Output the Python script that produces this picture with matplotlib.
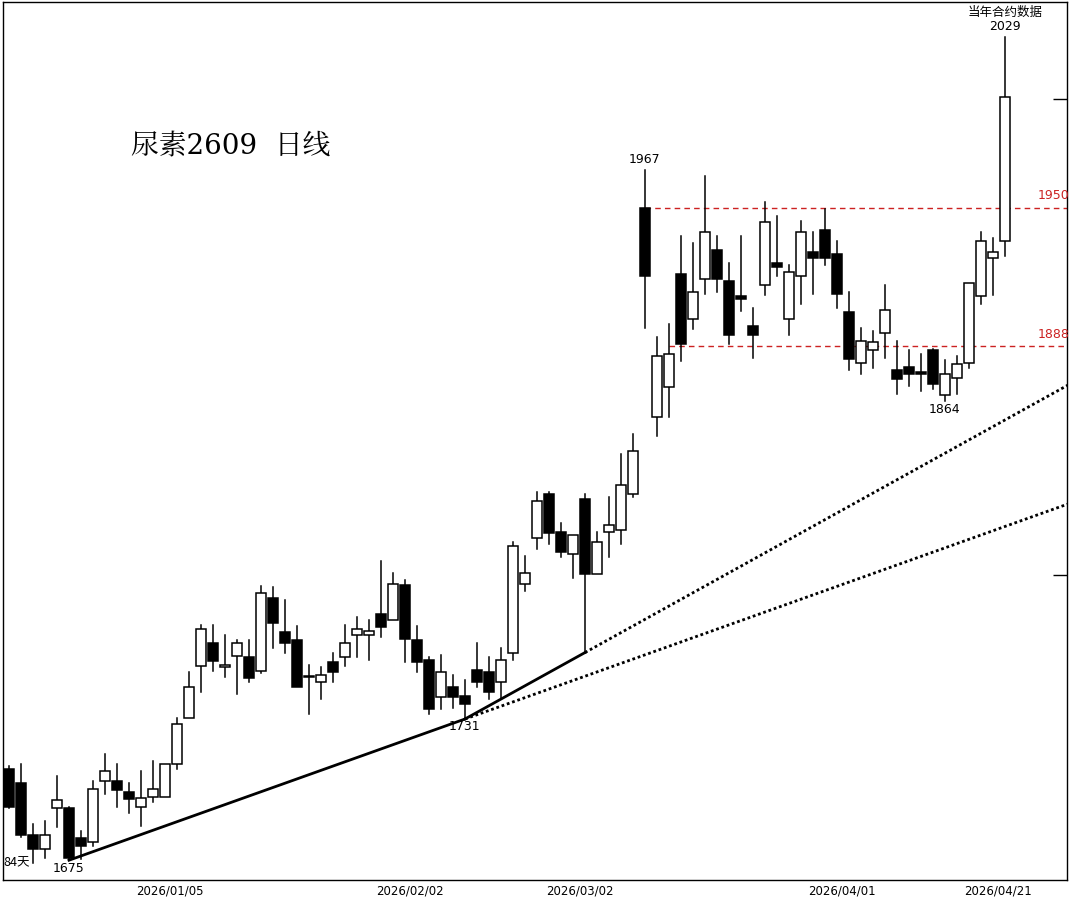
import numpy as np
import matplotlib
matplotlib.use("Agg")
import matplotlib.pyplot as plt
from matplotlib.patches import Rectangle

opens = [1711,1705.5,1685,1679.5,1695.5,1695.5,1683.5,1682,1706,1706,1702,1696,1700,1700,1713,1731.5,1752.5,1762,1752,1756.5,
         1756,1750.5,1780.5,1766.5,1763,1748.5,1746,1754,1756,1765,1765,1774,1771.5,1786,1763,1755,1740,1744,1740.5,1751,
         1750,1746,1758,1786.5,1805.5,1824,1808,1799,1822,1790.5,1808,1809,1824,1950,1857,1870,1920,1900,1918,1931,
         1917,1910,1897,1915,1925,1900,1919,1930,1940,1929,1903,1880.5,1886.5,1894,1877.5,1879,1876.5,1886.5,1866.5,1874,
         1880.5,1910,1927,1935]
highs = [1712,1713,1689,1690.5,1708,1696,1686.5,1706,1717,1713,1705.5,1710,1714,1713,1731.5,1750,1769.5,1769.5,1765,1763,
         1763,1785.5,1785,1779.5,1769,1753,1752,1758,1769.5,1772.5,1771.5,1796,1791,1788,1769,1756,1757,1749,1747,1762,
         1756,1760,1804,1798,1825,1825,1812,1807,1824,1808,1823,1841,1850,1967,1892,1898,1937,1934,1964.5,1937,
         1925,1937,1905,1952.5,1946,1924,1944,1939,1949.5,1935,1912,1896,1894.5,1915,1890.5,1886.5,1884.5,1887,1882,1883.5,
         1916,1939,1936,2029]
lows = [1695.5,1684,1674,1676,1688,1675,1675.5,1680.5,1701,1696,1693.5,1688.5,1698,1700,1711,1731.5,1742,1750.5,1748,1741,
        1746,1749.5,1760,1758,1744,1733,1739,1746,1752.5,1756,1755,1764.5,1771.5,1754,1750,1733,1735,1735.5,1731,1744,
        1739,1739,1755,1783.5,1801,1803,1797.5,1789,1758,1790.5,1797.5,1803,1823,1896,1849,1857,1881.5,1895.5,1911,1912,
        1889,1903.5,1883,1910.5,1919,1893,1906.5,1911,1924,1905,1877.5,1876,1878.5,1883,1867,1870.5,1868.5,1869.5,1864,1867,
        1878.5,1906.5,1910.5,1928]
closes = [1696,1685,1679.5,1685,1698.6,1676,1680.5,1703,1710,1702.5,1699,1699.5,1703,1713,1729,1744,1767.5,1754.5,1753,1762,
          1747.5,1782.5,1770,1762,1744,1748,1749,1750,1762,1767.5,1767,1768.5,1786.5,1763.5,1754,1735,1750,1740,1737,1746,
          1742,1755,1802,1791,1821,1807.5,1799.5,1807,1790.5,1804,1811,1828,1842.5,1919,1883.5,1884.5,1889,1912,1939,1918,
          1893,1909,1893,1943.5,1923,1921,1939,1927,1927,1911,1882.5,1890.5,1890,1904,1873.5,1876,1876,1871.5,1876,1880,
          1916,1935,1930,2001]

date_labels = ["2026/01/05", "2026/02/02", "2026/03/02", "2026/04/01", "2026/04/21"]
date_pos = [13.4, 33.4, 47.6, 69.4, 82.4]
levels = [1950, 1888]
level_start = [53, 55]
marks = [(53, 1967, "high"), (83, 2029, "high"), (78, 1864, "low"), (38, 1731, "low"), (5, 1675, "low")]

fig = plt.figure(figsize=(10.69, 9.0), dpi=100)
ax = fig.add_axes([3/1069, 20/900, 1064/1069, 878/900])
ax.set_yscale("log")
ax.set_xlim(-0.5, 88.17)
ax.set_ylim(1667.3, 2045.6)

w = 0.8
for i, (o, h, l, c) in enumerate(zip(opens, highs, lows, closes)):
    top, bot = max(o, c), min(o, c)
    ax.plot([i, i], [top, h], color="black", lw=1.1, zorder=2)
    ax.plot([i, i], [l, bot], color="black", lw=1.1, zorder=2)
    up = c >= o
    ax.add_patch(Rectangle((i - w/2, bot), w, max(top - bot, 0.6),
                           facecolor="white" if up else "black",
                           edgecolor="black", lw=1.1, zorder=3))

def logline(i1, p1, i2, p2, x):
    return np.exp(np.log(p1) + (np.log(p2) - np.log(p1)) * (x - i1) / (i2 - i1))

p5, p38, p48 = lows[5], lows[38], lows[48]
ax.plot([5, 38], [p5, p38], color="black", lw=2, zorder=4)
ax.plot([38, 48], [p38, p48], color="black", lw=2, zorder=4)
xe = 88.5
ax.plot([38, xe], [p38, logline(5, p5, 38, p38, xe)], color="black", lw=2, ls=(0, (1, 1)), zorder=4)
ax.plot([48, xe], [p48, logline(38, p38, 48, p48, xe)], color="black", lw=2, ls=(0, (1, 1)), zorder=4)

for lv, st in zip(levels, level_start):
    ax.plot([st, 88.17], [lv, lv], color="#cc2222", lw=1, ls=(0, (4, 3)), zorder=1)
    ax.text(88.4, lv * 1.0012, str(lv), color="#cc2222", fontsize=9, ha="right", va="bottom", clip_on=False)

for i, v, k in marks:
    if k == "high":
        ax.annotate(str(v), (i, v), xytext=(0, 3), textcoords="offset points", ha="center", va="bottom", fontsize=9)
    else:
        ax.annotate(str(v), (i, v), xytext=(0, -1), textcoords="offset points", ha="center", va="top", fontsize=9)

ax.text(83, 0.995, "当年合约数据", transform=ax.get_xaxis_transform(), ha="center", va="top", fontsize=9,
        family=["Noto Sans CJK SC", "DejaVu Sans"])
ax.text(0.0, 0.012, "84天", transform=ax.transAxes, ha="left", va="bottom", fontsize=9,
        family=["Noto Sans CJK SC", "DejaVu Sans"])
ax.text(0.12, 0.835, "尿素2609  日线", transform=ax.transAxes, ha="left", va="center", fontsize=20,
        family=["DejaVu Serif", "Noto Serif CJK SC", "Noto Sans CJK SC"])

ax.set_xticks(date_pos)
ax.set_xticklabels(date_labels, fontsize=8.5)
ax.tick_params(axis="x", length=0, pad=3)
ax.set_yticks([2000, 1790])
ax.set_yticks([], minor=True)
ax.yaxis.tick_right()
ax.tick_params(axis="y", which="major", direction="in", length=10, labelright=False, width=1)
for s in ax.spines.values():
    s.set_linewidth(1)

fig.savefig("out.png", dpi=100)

### PROBLEM TO WORK ON
Without any pictures, reproduce the lines from the first one in the material through the line that has "from matplotlib.patches import Rectangle", exactly as they appear.

### FINISHED EXERCISE
Output the Python script that produces this picture with matplotlib.
import numpy as np
import matplotlib
matplotlib.use("Agg")
import matplotlib.pyplot as plt
from matplotlib.patches import Rectangle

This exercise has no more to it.